Wednesday, May 11, 2011

Sean Avery... Hero?

A really interesting dilemma is bubbling up on the New York sports scene right now, centered around one of the most controversial athletes to play here and creating a nexus between social issues confronting all of us and our desire for escape and entertainment.

The idea that Sean Avery has an unusual personality for a professional athlete is nothing new. Famous for once spending a summer as an intern at Vogue, infamous for the crude comments about ex-girlfriend Elisha Cuthbert that got him run out of Dallas and traded back to New York, the Rangers winger long has been known for being anything but the typical jock.

That image was further reinforced over the weekend when Avery became the first New York professional athlete to endorse same-sex marriage, releasing a video for the Human Rights Campaign's New Yorkers for Marriage Equality drive.

A little background on the athlete: Avery is anything but an Alan Alda type, in case the description of his comments about Elisha Cuthbert escaped you (they were more directed at her then-boyfriend, to be honest). He's what you would call an "instigator," a title I aspire to often enough. For example, he once elbowed a goaltender in the back of the head while the play was elsewhere.

Perhaps "cheap shot artist" is a better title.

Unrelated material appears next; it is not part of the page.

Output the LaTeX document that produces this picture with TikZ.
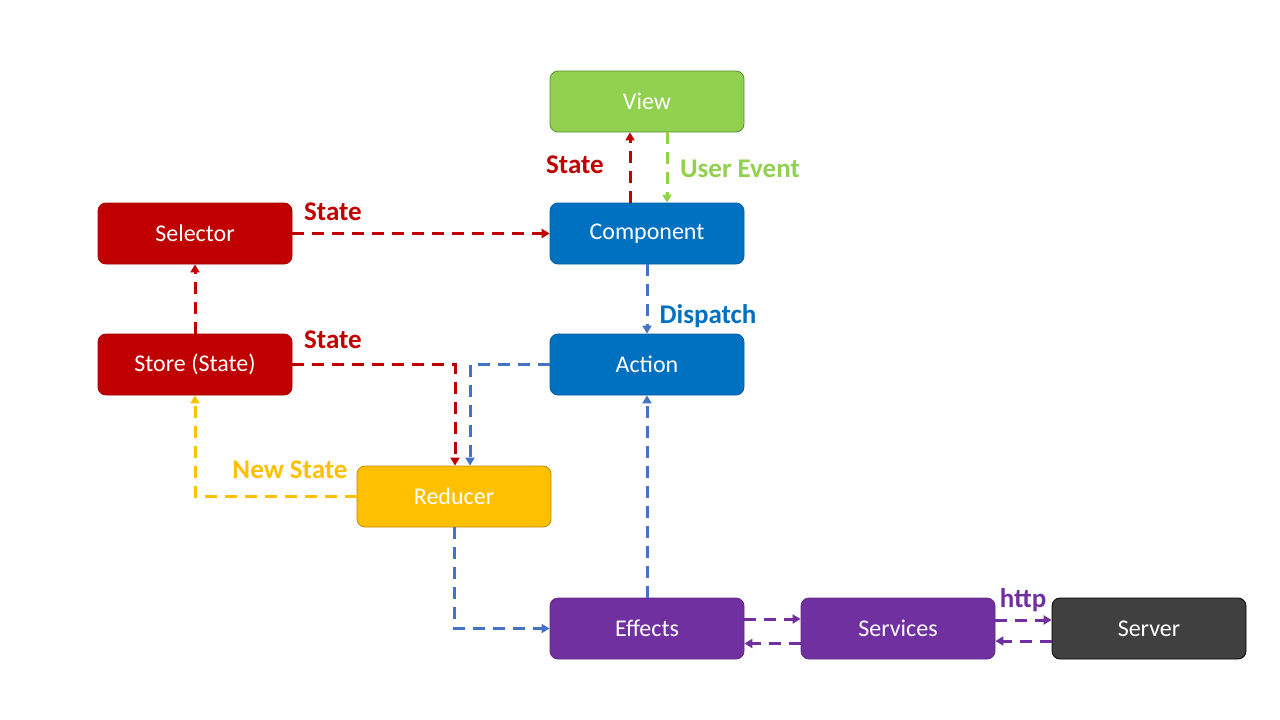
\documentclass[tikz,border=0pt]{standalone}
\usepackage{fontspec}
\setmainfont{Carlito}
\usetikzlibrary{arrows.meta}
\definecolor{cRed}{HTML}{C00000}
\definecolor{cRedB}{HTML}{A50000}
\definecolor{cGreen}{HTML}{92D050}
\definecolor{cGreenB}{HTML}{5E8E32}
\definecolor{cBlue}{HTML}{0070C0}
\definecolor{cBlueB}{HTML}{005EA2}
\definecolor{cLine}{HTML}{4472C4}
\definecolor{cYellow}{HTML}{FFC000}
\definecolor{cYellowB}{HTML}{C08A00}
\definecolor{cPurple}{HTML}{7030A0}
\definecolor{cPurpleB}{HTML}{5E2888}
\definecolor{cGray}{HTML}{404040}
\tikzset{
  box/.style={rounded corners=8pt, minimum width=194pt, minimum height=61pt,
    text=white, font=\fontsize{24}{28}\selectfont, line width=0.8pt, inner sep=0pt},
  conn/.style={line width=3pt, dash pattern=on 12pt off 8pt,
    -{Triangle[length=8pt,width=9pt]}},
  lbl/.style={font=\bfseries\fontsize{27}{31}\selectfont, inner sep=0pt}
}
\begin{document}
\begin{tikzpicture}[x=1pt,y=-1pt]
\useasboundingbox (0,0) rectangle (1280,720);
\node[box, fill=cGreen, draw=cGreenB] (view) at (647,101.5) {View};
\node[box, fill=cBlue, draw=cBlueB] (comp) at (647,233.5) {Component};
\node[box, fill=cRed, draw=cRedB] (sel) at (195,233.5) {Selector};
\node[box, fill=cRed, draw=cRedB] (store) at (195,364.5) {Store (State)};
\node[box, fill=cBlue, draw=cBlueB] (action) at (647,364.5) {Action};
\node[box, fill=cYellow, draw=cYellowB] (red) at (454,496.5) {Reducer};
\node[box, fill=cPurple, draw=cPurpleB] (eff) at (647,628.5) {Effects};
\node[box, fill=cPurple, draw=cPurpleB] (serv) at (898,628.5) {Services};
\node[box, fill=cGray, draw=black] (server) at (1149,628.5) {Server};

% connectors
\draw[conn, cRed] ([xshift=-17pt]comp.north) -- ([xshift=-17pt]view.south);
\draw[conn, cGreen] ([xshift=20pt]view.south) -- ([xshift=20pt]comp.north);
\draw[conn, cRed] (sel.east) -- (comp.west);
\draw[conn, cRed] (store.north) -- (sel.south);
\draw[conn, cRed] (store.east) -| ([xshift=1pt]red.north);
\draw[conn, cLine] (action.west) -| ([xshift=16pt]red.north);
\draw[conn, cLine] (comp.south) -- (action.north);
\draw[conn, cYellow] (red.west) -| (store.south);
\draw[conn, cLine] (red.south) |- (eff.west);
\draw[conn, cLine] (eff.north) -- (action.south);
\draw[conn, cPurple] ([yshift=9.5pt]eff.east) -- ([yshift=9.5pt]serv.west);
\draw[conn, cPurple] ([yshift=-15pt]serv.west) -- ([yshift=-15pt]eff.east);
\draw[conn, cPurple] ([yshift=8.5pt]serv.east) -- ([yshift=8.5pt]server.west);
\draw[conn, cPurple] ([yshift=-12.5pt]server.west) -- ([yshift=-12.5pt]serv.east);

% labels
\node[lbl, text=cRed] (l1) at (575,165) {State};
\node[lbl, text=cGreen] (l2) at (740,169) {User Event};
\node[lbl, text=cRed] (l3) at (333,212) {State};
\node[lbl, text=cRed] (l4) at (333,340) {State};
\node[lbl, text=cBlue] (l5) at (708,316) {Dispatch};
\node[lbl, text=cYellow] (l6) at (290,470) {New State};
\node[lbl, text=cPurple] (l7) at (1023,600) {http};
\end{tikzpicture}
\end{document}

Anyway, he's not the kind of guy you would figure to take the side of the weakling. And yet, he's come out (er, no pun intended) in the past in support of gay rights, mentioning how his stints in New York and LA saw him interacting with gay men and lesbians regularly.

And hello!? Interning at Vogue was not exactly the most macho thing a hockey player could do!

But I get it. A lot of my instigation in various places is about defending people who can't defend themselves easily. I understand nuance and explanations, where many people assume that if you have to explain, you've lost the debate.

I suspect there's a large measure of "stop bullying" here.

It's sad that there is not one openly active gay athlete playing in any of the major professional sports in North America.

I emphasize "openly," because we can be certain there are plenty who are either deeply in denial about their orientation or feel they have to hide in a closet. And damn, closets are not fun.

Imagine school-yard bullying on a grand scale from people who really can harm you. And those are just the fans!

Now toss on top a heaping spoonful of lost product endorsements and the ability to put a few extra bucks for the eventuality of a forced early retirement from the sport, and you have enormous pressure for an athlete to pretend to be something he or she is not.

My position on gay marriage is a simple one: yes. Gay men and lesbians should be allowed to marry each other. Period. The snark is that why should straights like me be the only miserable ones, but in truth, the issues run very deep. This world is a brutal nasty savage place, and only humans seem to have the capacity to make it even MORE brutal and savage, so wherever and whenever possible, we ought to find moments where we can help make it sublime.

There's little downside to same-sex marriage, and enormous upside for society. Even accepting the insane, outrageous and militant fundamentalist Christian position that God hates teh gheys, do you really care that they won't be getting into heaven for two reasons instead of one?

Meanwhile, couples can pay taxes and take vacations and openly be with each other. They can be happy. Or miserable. They can be human.

It makes you uncomfortable to see two men or two women holding hands or kissing?

Then you know how it feels for me to see a couple from some town in Pennsyltucky riding their Hovarounds down 42nd Street straining to lean over their enormous bellies to rub lips together to lick the last bit of barbecue sauce off. But I accept that as a gospel truth.